EXERCISE DIRECTIONS: What lines of the data include the string "this"? Copy them all.

## START GIVEN ENTRIES

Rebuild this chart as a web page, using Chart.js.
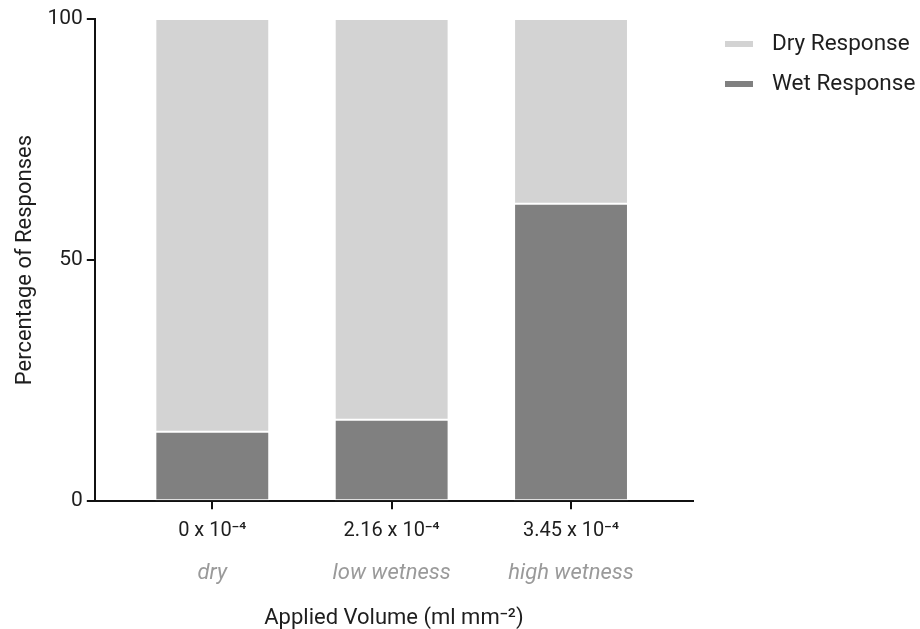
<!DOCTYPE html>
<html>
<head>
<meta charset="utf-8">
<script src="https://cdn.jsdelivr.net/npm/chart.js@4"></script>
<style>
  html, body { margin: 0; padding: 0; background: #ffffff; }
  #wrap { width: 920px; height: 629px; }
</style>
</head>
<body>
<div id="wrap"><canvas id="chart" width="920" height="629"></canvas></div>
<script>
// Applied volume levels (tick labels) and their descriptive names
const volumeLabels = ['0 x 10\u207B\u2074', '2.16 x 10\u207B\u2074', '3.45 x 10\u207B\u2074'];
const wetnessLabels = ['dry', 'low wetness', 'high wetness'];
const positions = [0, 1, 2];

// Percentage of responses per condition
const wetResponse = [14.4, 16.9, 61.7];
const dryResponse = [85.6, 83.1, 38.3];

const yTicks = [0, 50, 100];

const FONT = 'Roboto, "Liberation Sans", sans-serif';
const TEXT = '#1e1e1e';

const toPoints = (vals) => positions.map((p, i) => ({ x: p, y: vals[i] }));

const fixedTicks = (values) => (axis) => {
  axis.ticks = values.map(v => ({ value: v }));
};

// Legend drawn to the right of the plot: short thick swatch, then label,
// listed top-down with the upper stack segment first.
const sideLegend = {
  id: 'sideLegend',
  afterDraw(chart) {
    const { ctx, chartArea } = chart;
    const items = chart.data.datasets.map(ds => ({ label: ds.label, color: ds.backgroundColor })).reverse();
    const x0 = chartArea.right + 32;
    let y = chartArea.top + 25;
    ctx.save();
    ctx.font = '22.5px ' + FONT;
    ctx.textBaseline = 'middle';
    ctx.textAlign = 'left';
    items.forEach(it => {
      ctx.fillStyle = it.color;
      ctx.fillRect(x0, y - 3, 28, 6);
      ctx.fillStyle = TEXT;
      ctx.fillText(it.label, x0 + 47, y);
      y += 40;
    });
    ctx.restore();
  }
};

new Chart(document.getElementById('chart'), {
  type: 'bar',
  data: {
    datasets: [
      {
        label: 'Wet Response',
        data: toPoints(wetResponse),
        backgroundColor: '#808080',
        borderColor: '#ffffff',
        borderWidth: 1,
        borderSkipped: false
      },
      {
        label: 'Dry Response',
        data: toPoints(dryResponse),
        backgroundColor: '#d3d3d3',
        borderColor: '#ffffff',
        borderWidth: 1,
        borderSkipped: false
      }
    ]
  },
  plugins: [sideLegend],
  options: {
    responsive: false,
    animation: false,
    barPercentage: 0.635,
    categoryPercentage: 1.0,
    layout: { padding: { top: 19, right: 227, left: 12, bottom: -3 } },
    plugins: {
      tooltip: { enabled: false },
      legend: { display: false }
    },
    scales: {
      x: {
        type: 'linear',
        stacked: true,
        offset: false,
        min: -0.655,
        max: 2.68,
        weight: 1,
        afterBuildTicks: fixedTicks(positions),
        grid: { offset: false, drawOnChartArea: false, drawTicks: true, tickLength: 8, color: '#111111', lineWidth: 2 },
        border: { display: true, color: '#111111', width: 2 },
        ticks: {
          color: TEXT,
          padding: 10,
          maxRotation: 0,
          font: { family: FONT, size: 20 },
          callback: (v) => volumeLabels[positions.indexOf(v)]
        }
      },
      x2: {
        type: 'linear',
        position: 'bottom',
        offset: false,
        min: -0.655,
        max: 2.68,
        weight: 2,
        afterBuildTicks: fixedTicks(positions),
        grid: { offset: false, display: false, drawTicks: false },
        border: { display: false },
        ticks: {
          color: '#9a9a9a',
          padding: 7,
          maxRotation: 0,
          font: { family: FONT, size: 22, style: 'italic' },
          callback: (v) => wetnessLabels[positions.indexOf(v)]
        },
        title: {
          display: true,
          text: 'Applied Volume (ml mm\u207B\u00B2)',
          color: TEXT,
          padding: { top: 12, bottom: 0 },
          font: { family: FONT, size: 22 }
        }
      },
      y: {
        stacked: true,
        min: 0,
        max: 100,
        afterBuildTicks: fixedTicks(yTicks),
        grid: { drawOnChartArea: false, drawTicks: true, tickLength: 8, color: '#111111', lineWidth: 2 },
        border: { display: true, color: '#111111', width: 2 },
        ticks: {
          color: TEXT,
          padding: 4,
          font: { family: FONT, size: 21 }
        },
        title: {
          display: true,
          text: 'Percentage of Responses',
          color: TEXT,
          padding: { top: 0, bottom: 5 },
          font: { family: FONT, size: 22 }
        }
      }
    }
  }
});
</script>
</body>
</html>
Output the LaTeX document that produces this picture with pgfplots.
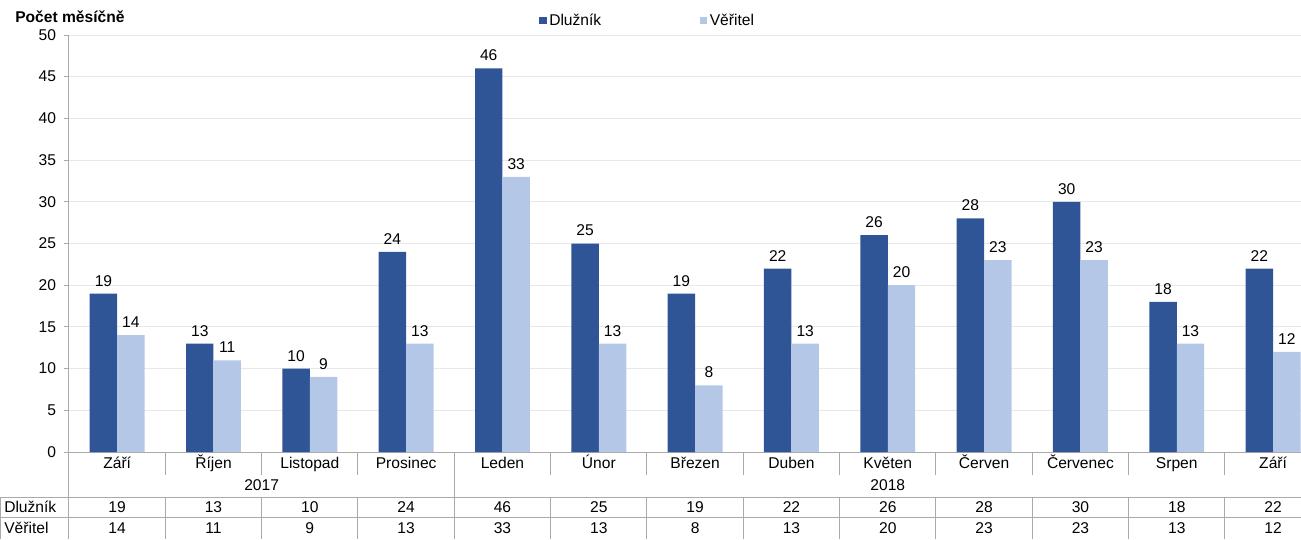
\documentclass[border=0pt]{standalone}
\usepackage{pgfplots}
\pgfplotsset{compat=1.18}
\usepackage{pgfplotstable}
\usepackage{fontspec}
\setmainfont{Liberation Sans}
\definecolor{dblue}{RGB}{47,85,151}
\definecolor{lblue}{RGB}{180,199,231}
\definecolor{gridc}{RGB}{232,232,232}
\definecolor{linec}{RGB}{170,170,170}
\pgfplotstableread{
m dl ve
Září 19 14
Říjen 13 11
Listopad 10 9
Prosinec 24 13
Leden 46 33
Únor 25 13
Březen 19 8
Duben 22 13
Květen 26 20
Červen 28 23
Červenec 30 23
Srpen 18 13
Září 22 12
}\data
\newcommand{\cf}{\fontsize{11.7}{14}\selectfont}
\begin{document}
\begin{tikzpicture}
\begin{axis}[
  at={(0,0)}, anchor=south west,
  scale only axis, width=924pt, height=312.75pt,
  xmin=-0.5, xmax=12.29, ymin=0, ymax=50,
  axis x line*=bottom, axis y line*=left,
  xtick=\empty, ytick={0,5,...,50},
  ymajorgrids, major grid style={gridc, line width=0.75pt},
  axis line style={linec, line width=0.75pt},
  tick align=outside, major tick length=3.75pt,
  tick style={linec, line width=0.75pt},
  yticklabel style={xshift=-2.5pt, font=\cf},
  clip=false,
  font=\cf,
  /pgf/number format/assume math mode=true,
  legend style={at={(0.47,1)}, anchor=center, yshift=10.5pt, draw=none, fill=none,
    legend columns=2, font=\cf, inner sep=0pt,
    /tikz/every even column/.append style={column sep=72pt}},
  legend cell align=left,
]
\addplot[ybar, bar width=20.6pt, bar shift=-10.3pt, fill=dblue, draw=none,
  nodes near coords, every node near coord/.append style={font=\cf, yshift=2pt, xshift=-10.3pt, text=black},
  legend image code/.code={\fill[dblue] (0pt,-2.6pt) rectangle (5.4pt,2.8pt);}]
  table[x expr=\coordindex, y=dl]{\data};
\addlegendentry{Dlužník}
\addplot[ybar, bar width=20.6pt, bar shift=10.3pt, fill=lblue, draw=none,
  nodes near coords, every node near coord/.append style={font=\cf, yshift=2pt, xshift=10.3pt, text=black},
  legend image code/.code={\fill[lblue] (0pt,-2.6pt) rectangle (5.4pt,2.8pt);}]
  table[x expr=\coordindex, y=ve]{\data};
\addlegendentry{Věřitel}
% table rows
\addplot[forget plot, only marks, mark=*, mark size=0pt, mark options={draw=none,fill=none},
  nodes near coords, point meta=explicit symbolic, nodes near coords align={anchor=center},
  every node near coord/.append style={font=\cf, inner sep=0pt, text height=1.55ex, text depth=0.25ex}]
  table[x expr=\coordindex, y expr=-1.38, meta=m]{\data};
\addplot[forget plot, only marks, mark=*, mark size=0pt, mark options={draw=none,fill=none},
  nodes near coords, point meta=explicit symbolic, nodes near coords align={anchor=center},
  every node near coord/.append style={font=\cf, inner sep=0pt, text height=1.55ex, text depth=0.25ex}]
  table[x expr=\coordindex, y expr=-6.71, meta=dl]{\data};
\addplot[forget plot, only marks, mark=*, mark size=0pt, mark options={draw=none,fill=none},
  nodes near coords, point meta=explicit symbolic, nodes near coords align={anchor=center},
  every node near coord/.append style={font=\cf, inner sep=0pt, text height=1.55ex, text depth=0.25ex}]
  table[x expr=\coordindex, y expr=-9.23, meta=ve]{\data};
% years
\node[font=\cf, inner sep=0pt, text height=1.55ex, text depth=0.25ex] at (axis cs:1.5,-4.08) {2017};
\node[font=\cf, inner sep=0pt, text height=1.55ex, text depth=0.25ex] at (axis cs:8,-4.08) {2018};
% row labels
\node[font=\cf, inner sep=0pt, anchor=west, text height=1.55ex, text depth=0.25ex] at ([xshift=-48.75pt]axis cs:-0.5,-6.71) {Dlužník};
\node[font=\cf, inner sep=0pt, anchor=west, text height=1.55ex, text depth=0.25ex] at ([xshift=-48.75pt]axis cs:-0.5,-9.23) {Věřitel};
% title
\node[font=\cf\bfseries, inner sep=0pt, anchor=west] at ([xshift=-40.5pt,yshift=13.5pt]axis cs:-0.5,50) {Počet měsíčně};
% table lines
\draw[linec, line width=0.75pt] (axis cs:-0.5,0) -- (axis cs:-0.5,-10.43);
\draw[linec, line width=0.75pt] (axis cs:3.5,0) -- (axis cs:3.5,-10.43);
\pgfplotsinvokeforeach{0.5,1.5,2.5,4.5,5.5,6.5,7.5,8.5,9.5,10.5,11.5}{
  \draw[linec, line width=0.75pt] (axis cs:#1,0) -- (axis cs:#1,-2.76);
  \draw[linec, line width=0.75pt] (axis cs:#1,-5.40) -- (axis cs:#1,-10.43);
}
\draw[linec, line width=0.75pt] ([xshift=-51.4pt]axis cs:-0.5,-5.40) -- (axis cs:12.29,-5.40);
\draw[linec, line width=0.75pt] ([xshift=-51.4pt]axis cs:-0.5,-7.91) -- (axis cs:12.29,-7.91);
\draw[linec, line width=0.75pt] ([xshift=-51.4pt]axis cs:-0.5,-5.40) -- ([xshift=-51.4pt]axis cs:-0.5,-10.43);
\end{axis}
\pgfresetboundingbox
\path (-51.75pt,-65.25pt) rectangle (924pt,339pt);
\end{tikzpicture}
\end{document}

## END GIVEN ENTRIES

ANSWER TO THE PROBLEM:
Rebuild this chart as a web page, using Chart.js.
Output the LaTeX document that produces this picture with pgfplots.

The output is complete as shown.